Até a educação escolar serviu para tirar dos pais o referencial de principal detentor da sabedoria e das explicações sobre as principais indagações de seus filhos. As perguntas eram outras e eles não conseguiam mais atender. "Meu avô chegou a tirar meu pai da escola e eu tive conflitos com meu pai por conta dos novos conhecimentos que aprendia na escola", conta, ressaltando que para muitos indígenas desvalorizar a figura do pai era uma forma de negar suas origens e sua identidade.

"Um bom pai indígena é alguém que sustenta bem seus filhos e consegue passar conhecimentos que lhes serão úteis para o resto de sua vida", frisa Fidélis, que possui três filhos e planeja para eles aliar o conhecimento de uma faculdade e cursos de inglês com a cultura de sua etnia. Segundo o acadêmico da Universidade Federal do Amazonas (Ufam), os baniuas não reservam um dia especial para os pais, já que toda a comunidade assume esse papel.

"Ninguém dá ou recebe presentes porque o costume é trocar objetos e mercadorias de acordo com a necessidade dos que realizam a transação", detalha. Também não teria conflito de gerações já que ao chegar na adolescência os jovens índios são preparados para se casar e formar uma nova família.

No Amazonas há 4 mil baniuas que moram, principalmente, em comunidades no Alto Solimões e, somados aos da Venezuela e Colômbia, totalizam 12 mil pessoas.

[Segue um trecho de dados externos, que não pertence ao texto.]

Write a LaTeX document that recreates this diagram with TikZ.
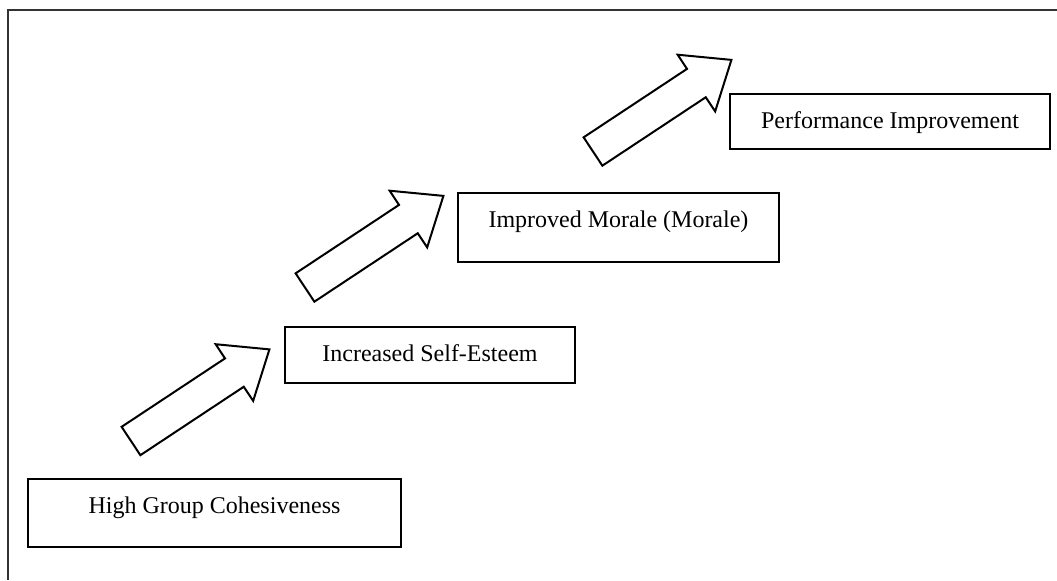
\documentclass[tikz,border=0pt]{standalone}
\usepackage{fontspec}
\setmainfont{Liberation Serif}
\usepackage{tikz}

\tikzset{
  stage/.style={draw, line width=1pt, inner sep=0pt, text height=17pt,
    font=\fontsize{12}{14}\selectfont, anchor=north west},
  bigarrow/.style={draw, line width=1pt, fill=white, line join=miter},
}
% one block arrow, tail centre at #1
\newcommand{\stageArrow}[1]{%
  \draw[bigarrow, shift={#1}, rotate=33.5]
    (0,-17)--(124,-17)--(124,-34)--(166,0)--(124,34)--(124,17)--(0,17)--cycle;}

\begin{document}
\begin{tikzpicture}[x=0.5pt,y=-0.5pt]
\useasboundingbox (0,0) rectangle (1057,580);
\draw[line width=1pt, black!80] (8,580)--(8,10)--(1057,10);
\node[stage, minimum width=186.5pt, text depth=17pt] (coh) at (27,478) {High Group Cohesiveness};
\node[stage, minimum width=145pt, text depth=11pt] (est) at (284,326) {Increased Self-Esteem};
\node[stage, minimum width=160.5pt, text depth=17.5pt] (mor) at (457,192) {Improved Morale (Morale)};
\node[stage, minimum width=160pt, text depth=10.5pt] (perf) at (729,93) {Performance Improvement};
\stageArrow{(131,441)}
\stageArrow{(305,287.5)}
\stageArrow{(593,151.5)}
%\draw (coh) -- (est);
\end{tikzpicture}
\end{document}
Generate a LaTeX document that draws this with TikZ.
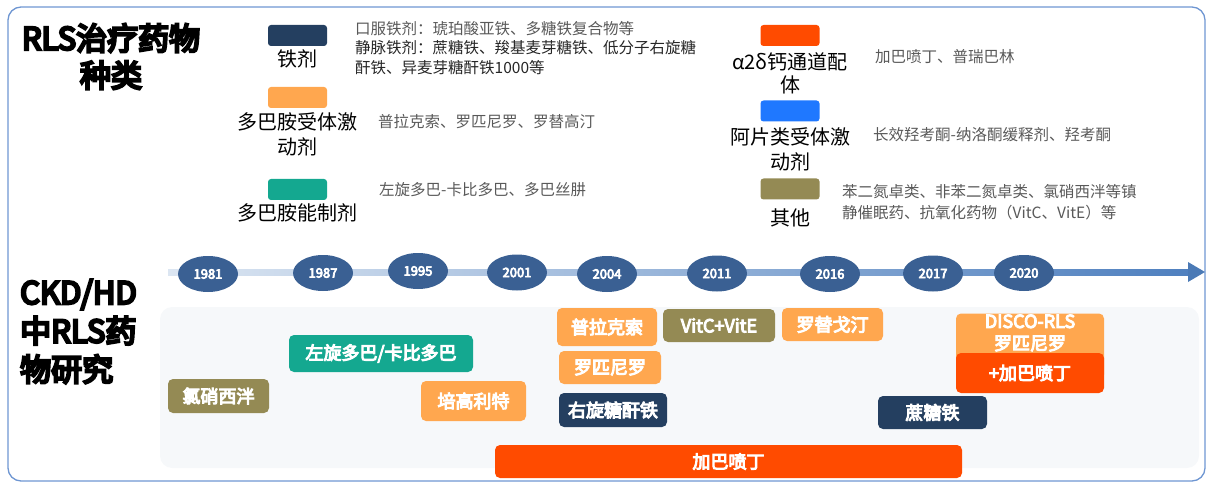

Homem também tem resguardo

Na etnia ticuna, assim que a família ganha um bebê a mãe precisa cumprir um resguardo de 60 dias e o pai um com duração de 30 dias. Durante um ano e seis meses o casal também não pode manter relações sexuais por ser o período em que a criança está "amadurecendo". Durante o período de resguardo do pai, que precisa ficar deitado na rede, são os parentes próximos os responsáveis pela subsistência da família.
O resguardo do pai, explica Domingos, é um período sagrado e serve para evitar que toque ou provoque sofrimento ou morte de algum animal ou elemento da natureza. "Caso isso aconteça a criança fica chorando durante toda a noite ou pode até morrer", explica, acrescentando que em Manaus teve que reduzir seu resguardo para cinco dias por causa da exigência do emprego, mas manteve o cuidado de não provocar sofrimento a nada da natureza. Há 33,5 mil ticunas e só no Amazonas são 5 mil pessoas.

Homenagem
Festa prolongada
PAIS GANHAM RITUAIS REGADOS À BEBIDA "PAIARU"

De acordo com o artesão e auxiliar de serviços gerais Domingos Florentino, 33, os ticunas costumam dedicar um período para homenagear os pais em festas e rituais que duram vários dias e são regados a muito "paiaru", bebida doce feita de macaxeira. Morador de uma comunidade composta por sete famílias ticunas localizada na Cidade de Deus, Zona Leste, ele se alegra de ver seus filhos Yang, 6, e Yonne, 3, aprendendo a falar e a cantar no idioma da sua etnia. Mas reclama da perda do estreitamento familiar já que seu pai ainda não -conhece os netos.
Vivendo num local que mais parece uma semi-invasão, ele confessa sentir saudades das terras de sua tribo e acha que seus filhos teriam um futuro com mais qualidade de vida se mudasse para lá. "Lá não tem violência, há locais para pescar, caçar e comer frutas. A vida é bem melhor", diz, frisando que recebe pouco mais R$ 300 como auxiliar de serviços gerais e que a renda da família é completada com a venda de peças de artesanato, que em períodos especiais chega a R$ 50 por dia.
Na comunidade de 69 ticunas há também espaço para ocorrências raríssimas como o nascimento de gêmeos. Caso do segurança comunitário Bernardino Alexandre Pereira, 40, pai dos pequenos Eron e Braz de apenas sete meses, além de mais quatro filhos. Ele também faz peças de artesanato indígena, mas como precisa ir até Tabatinga (a l.l05 quilômetros de Manaus) para adquirir as matérias-primas está com falta de material. "Um bom pai indígena é aquele que forma um bom filho", resume.